Historically, the OMF is an outgrowth of a series of international workshops convened in 2015-2019 to discuss the future of modeling–especially modeling complex societal and biophysical systems needed to help chart a course toward a more sustainable future. A community consensus of these meetings envisioned next generation, integrative modeling of human and Earth systems as an evolving ecosystem of potentially interoperable models, developed by and accessible to stakeholders worldwide, and sufficiently flexible and scalable to represent complex feedbacks and scenarios at local to planetary scales. It became apparent in these discussions that community standards for modeling, spanning the social and natural sciences, is a key component needed to realize such a vision. No such standards currently exist, though there are emerging ones with potential. The OMF was created to be an inclusive community to promote and administer these emerging standards as well as develop new ones as needed.

On December 6-8, CoMSES.Net coordinated a hybrid meeting was held in Washington DC and online to formally establish the Open Modeling Foundation as “an alliance of modeling organizations that coordinates and administers a common, community developed body of standards and best practices among diverse communities of modeling scientists” (OMF Charter). It was attended by 66 individuals representing 50 modeling science organizations from North and South America, Europe, Asia, and Australia. The Network for Computational Modeling in Social and Ecological Sciences (https://comses.net), AIMES, the Community Surface Dynamic Modeling System (https://csdms.colorado.edu), and the Decision Support System for Agrotechnology Transfer (https://dssat.net) co-organized the meeting with funds from the Sloan Foundation. Michael Barton, CoMSES.Net Director, chaired the meeting.
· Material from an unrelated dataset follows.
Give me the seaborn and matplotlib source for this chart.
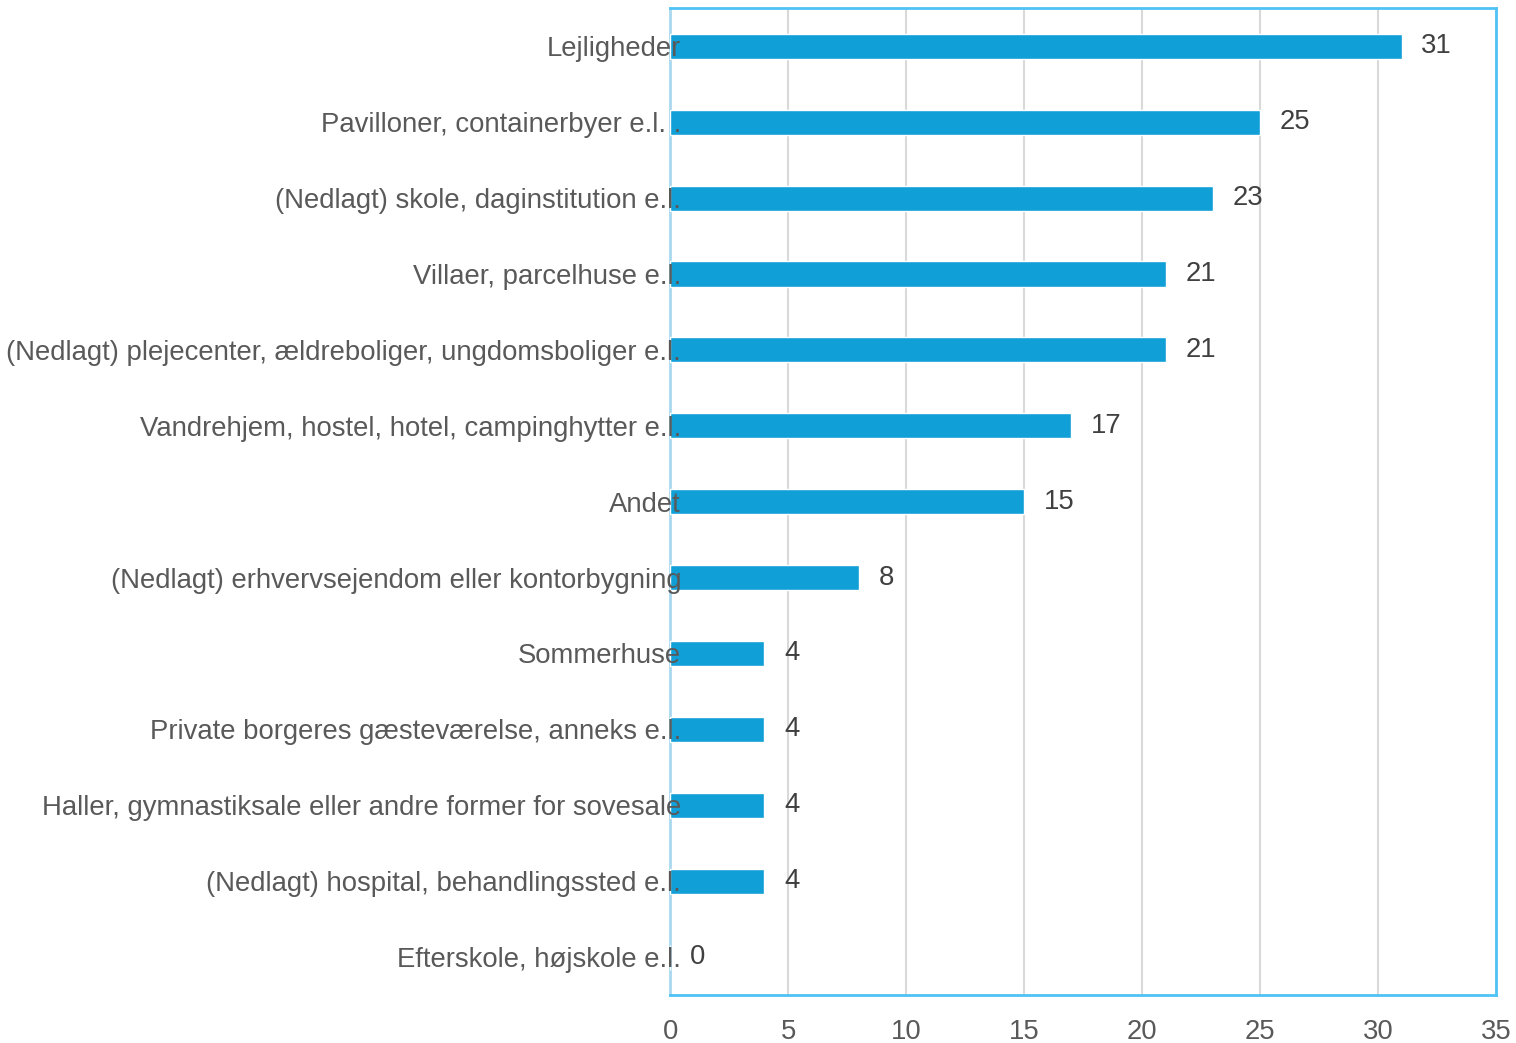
import pandas as pd
import matplotlib.pyplot as plt
import seaborn as sns

# Data
categories = ["Lejligheder",
              "Pavilloner, containerbyer e.l. .",
              "(Nedlagt) skole, daginstitution e.l.",
              "Villaer, parcelhuse e.l.",
              "(Nedlagt) plejecenter, ældreboliger, ungdomsboliger e.l.",
              "Vandrehjem, hostel, hotel, campinghytter e.l.",
              "Andet",
              "(Nedlagt) erhvervsejendom eller kontorbygning",
              "Sommerhuse",
              "Private borgeres gæsteværelse, anneks e.l.",
              "Haller, gymnastiksale eller andre former for sovesale",
              "(Nedlagt) hospital, behandlingssted e.l.",
              "Efterskole, højskole e.l."]
values = [31, 25, 23, 21, 21, 17, 15, 8, 4, 4, 4, 4, 0]

df = pd.DataFrame({"Kategori": categories, "Antal": values})

sns.set_theme(style="white")
plt.rcParams['font.family'] = ['Liberation Sans', 'DejaVu Sans']

text_col = "#595959"
bar_col = "#109FD6"

fig, ax = plt.subplots(figsize=(15.16, 10.43), dpi=100)
fig.subplots_adjust(left=0.442, right=0.987, top=0.992, bottom=0.046)

sns.barplot(data=df, x="Antal", y="Kategori", color=bar_col, width=0.33,
            saturation=1, ax=ax, zorder=3)

ax.bar_label(ax.containers[0], padding=14, fontsize=19.8, color="#404040")

ax.set_xlim(0, 35)
ax.set_xticks(range(0, 36, 5))
ax.xaxis.grid(True, color="#D9D9D9", lw=1.5, zorder=0)
ax.set_xlabel("")
ax.set_ylabel("")
ax.tick_params(axis="both", length=0, labelsize=19.8, colors=text_col)
ax.tick_params(axis="x", pad=17)
ax.tick_params(axis="y", pad=-8)
# category labels sit on top of the bars, like in the original
ax.yaxis.set_zorder(5)

for side in ["top", "right", "bottom"]:
    ax.spines[side].set_color("#4FC3F7")
    ax.spines[side].set_linewidth(2)
ax.spines["left"].set_color("#A9D8EE")
ax.spines["left"].set_linewidth(2)

fig.savefig("out.png", dpi=100)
To date, 44 modeling science organizations have joined the Open Modeling Foundation as founding members or provisional members (awaiting final approval from a governing body), and the Foundation welcomes additional organization that would like to join this collaborative endeavor. There is work ahead to organize Working Groups, set up the Early Career Scholars and Affiliate groups, complete supporting documents for the Charter and Values Statement, and expand the science gateway to facilitate these activities and more. AIMES can be proud of the role it played in creating this international organization for modeling science.